• [Your goal]: Below is a listing. Quote from it, exactly, the lines from the one containing "Write the TikZ code for this diagram." down to the one containing "minimum width=265pt] (rhB)", both ends included, and nothing else.

• [The input]:

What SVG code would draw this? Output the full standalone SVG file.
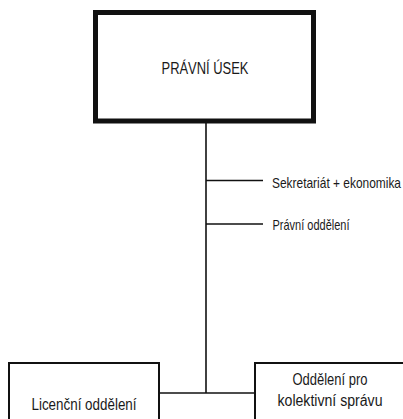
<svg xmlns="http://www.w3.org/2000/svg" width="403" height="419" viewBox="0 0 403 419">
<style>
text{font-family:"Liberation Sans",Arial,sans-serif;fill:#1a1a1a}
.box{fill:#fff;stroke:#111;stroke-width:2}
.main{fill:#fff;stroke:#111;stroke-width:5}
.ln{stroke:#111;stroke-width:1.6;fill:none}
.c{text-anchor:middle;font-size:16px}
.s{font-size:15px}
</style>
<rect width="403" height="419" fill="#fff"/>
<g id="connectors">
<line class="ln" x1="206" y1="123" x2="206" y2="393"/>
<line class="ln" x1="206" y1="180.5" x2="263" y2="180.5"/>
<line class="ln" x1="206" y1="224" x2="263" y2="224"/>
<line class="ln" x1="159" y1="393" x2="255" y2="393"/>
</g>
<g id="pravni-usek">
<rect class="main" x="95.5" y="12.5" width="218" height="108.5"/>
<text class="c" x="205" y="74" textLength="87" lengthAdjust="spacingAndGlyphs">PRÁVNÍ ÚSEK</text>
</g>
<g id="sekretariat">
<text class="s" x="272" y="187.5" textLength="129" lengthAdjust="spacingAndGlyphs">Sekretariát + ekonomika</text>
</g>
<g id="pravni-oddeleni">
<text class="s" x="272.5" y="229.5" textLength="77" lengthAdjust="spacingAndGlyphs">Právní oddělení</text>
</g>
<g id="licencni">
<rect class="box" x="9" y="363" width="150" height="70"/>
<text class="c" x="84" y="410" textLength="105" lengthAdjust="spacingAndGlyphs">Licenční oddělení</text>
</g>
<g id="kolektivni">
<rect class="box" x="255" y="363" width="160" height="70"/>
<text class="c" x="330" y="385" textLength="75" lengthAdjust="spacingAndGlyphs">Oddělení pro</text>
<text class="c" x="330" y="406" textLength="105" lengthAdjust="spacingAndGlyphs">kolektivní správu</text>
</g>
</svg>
--
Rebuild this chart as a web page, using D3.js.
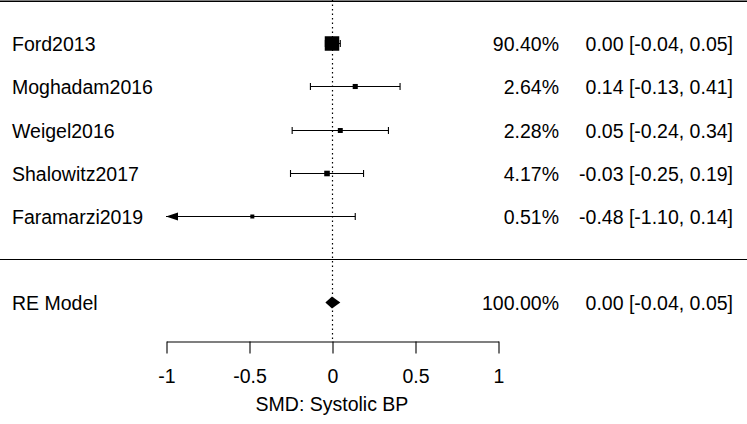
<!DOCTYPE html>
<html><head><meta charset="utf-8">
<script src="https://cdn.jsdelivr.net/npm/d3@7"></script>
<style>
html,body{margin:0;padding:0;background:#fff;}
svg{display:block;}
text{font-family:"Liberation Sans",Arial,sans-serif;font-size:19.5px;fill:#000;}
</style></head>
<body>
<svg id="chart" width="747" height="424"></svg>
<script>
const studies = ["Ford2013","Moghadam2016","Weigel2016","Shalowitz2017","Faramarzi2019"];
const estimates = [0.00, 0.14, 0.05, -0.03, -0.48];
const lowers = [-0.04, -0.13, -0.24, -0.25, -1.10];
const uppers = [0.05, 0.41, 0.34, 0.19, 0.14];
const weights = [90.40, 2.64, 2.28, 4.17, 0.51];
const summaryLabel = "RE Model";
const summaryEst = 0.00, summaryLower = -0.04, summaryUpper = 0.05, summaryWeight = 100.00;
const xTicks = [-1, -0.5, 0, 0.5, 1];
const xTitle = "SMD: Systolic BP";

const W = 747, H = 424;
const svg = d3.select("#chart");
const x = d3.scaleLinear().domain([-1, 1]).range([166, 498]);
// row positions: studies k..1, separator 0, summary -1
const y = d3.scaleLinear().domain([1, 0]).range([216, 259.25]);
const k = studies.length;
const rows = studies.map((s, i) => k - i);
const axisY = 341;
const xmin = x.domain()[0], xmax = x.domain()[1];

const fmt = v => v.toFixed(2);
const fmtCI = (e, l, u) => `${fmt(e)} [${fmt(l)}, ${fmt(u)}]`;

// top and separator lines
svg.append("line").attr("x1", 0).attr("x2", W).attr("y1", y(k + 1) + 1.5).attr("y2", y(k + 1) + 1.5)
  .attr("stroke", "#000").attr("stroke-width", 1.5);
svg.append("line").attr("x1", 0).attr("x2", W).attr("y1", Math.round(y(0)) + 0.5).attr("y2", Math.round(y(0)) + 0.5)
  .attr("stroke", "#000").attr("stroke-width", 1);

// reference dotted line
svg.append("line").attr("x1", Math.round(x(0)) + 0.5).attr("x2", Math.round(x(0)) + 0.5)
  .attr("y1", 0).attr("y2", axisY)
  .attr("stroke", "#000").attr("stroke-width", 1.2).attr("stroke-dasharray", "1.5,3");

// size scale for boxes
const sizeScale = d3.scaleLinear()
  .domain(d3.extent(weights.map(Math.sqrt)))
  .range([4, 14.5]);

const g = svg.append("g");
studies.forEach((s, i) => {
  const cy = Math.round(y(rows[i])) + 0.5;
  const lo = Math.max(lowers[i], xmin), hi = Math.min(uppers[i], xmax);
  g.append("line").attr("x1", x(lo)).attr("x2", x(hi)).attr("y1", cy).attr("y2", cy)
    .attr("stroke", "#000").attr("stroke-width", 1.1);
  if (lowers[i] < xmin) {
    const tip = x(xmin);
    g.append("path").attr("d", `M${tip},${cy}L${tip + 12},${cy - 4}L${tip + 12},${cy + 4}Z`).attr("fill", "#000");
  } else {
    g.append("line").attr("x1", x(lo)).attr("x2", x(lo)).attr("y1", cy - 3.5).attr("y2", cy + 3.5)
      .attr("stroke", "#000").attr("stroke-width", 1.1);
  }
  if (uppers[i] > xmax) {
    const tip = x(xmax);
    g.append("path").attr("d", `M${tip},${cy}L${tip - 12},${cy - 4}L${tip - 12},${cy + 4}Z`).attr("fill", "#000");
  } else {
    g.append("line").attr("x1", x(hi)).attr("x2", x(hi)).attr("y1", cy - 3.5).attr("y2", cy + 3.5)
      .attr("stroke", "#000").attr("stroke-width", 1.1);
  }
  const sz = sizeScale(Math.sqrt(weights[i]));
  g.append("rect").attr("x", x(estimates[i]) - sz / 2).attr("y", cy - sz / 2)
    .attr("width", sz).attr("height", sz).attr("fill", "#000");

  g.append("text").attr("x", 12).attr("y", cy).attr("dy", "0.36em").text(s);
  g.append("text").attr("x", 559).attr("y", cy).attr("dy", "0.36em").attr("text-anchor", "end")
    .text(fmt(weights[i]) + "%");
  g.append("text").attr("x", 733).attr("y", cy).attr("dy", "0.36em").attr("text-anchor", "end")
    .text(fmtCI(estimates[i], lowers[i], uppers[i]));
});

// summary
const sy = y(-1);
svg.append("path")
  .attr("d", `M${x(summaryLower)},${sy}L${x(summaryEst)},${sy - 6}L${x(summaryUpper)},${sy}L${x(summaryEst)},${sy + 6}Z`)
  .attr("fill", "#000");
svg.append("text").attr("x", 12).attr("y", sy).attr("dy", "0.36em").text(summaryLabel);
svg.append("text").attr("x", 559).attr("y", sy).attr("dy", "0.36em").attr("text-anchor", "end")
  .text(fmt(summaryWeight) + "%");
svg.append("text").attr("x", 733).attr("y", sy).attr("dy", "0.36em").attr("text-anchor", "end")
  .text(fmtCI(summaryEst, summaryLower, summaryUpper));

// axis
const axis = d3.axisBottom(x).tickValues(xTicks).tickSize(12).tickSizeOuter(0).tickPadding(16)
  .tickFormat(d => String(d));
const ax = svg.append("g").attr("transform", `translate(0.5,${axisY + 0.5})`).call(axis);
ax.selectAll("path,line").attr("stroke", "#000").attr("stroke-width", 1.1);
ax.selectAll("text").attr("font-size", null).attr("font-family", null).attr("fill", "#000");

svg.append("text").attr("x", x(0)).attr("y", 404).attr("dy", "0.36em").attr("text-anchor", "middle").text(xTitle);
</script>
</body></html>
==
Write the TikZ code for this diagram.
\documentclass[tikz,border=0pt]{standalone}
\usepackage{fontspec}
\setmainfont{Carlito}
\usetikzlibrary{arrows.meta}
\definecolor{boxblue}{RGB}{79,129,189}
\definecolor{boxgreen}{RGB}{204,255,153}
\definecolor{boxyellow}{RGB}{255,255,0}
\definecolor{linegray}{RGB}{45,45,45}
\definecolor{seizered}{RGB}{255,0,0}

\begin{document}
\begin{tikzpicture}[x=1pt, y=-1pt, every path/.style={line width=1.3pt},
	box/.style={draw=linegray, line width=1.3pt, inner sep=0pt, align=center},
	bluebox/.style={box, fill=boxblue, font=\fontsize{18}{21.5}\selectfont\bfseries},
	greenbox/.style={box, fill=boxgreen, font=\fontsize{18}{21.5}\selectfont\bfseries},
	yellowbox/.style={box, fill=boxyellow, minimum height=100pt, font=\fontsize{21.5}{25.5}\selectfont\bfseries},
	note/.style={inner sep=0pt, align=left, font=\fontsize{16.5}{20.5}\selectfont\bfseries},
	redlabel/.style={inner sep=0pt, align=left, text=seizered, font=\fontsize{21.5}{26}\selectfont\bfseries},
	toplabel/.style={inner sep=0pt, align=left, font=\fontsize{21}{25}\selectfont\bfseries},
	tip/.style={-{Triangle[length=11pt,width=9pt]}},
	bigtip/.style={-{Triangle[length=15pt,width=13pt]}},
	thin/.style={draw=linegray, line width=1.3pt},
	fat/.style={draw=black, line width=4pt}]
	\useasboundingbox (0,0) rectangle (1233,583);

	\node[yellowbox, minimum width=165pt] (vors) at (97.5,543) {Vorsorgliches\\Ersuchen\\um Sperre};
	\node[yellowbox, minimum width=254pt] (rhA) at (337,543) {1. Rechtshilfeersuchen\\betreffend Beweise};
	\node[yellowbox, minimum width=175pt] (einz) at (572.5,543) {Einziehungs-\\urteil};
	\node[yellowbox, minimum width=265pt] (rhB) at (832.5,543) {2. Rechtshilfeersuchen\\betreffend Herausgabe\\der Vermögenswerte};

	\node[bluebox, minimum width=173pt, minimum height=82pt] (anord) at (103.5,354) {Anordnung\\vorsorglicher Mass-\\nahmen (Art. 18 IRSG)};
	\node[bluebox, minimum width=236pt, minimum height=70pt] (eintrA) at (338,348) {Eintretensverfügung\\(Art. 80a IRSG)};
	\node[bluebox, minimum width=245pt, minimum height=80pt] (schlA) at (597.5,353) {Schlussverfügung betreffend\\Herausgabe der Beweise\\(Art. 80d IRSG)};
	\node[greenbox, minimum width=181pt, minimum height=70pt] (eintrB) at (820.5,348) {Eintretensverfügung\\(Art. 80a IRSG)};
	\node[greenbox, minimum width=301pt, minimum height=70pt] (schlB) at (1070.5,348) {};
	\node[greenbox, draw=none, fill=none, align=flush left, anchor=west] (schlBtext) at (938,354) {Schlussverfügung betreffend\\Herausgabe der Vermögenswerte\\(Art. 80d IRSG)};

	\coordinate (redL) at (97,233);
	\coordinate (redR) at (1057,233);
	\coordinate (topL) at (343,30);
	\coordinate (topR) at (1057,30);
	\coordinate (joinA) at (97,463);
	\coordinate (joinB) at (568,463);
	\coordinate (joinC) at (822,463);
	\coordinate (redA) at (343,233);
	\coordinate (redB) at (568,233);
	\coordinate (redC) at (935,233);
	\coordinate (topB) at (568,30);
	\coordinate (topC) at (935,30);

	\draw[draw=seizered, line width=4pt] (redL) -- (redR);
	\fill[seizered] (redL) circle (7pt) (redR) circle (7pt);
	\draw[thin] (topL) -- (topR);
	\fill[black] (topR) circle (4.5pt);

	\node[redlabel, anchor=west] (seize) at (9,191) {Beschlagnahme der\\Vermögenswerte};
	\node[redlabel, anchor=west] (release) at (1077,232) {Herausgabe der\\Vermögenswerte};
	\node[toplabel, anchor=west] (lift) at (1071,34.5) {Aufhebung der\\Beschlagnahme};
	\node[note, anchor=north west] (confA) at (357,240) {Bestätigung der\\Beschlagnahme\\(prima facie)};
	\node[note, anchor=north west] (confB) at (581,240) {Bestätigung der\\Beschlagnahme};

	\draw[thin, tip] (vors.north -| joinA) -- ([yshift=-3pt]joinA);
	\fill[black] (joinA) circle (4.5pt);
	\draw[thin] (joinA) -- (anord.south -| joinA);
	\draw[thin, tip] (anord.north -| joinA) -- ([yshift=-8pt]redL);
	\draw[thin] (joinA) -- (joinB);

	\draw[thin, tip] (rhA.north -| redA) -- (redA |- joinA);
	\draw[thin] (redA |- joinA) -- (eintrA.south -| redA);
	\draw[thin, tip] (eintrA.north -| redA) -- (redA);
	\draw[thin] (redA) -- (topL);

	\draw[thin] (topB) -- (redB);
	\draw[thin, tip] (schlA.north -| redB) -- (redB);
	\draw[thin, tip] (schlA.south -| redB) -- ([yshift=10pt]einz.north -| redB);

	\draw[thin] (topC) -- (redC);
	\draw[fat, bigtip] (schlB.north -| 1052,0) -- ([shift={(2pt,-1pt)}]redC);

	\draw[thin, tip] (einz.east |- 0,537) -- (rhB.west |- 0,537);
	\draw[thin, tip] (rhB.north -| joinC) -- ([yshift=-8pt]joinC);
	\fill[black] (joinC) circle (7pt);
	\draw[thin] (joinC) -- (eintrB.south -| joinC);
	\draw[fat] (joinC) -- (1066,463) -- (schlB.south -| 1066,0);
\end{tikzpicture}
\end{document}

• [The output]:
Write the TikZ code for this diagram.
\documentclass[tikz,border=0pt]{standalone}
\usepackage{fontspec}
\setmainfont{Carlito}
\usetikzlibrary{arrows.meta}
\definecolor{boxblue}{RGB}{79,129,189}
\definecolor{boxgreen}{RGB}{204,255,153}
\definecolor{boxyellow}{RGB}{255,255,0}
\definecolor{linegray}{RGB}{45,45,45}
\definecolor{seizered}{RGB}{255,0,0}

\begin{document}
\begin{tikzpicture}[x=1pt, y=-1pt, every path/.style={line width=1.3pt},
	box/.style={draw=linegray, line width=1.3pt, inner sep=0pt, align=center},
	bluebox/.style={box, fill=boxblue, font=\fontsize{18}{21.5}\selectfont\bfseries},
	greenbox/.style={box, fill=boxgreen, font=\fontsize{18}{21.5}\selectfont\bfseries},
	yellowbox/.style={box, fill=boxyellow, minimum height=100pt, font=\fontsize{21.5}{25.5}\selectfont\bfseries},
	note/.style={inner sep=0pt, align=left, font=\fontsize{16.5}{20.5}\selectfont\bfseries},
	redlabel/.style={inner sep=0pt, align=left, text=seizered, font=\fontsize{21.5}{26}\selectfont\bfseries},
	toplabel/.style={inner sep=0pt, align=left, font=\fontsize{21}{25}\selectfont\bfseries},
	tip/.style={-{Triangle[length=11pt,width=9pt]}},
	bigtip/.style={-{Triangle[length=15pt,width=13pt]}},
	thin/.style={draw=linegray, line width=1.3pt},
	fat/.style={draw=black, line width=4pt}]
	\useasboundingbox (0,0) rectangle (1233,583);

	\node[yellowbox, minimum width=165pt] (vors) at (97.5,543) {Vorsorgliches\\Ersuchen\\um Sperre};
	\node[yellowbox, minimum width=254pt] (rhA) at (337,543) {1. Rechtshilfeersuchen\\betreffend Beweise};
	\node[yellowbox, minimum width=175pt] (einz) at (572.5,543) {Einziehungs-\\urteil};
	\node[yellowbox, minimum width=265pt] (rhB) at (832.5,543) {2. Rechtshilfeersuchen\\betreffend Herausgabe\\der Vermögenswerte};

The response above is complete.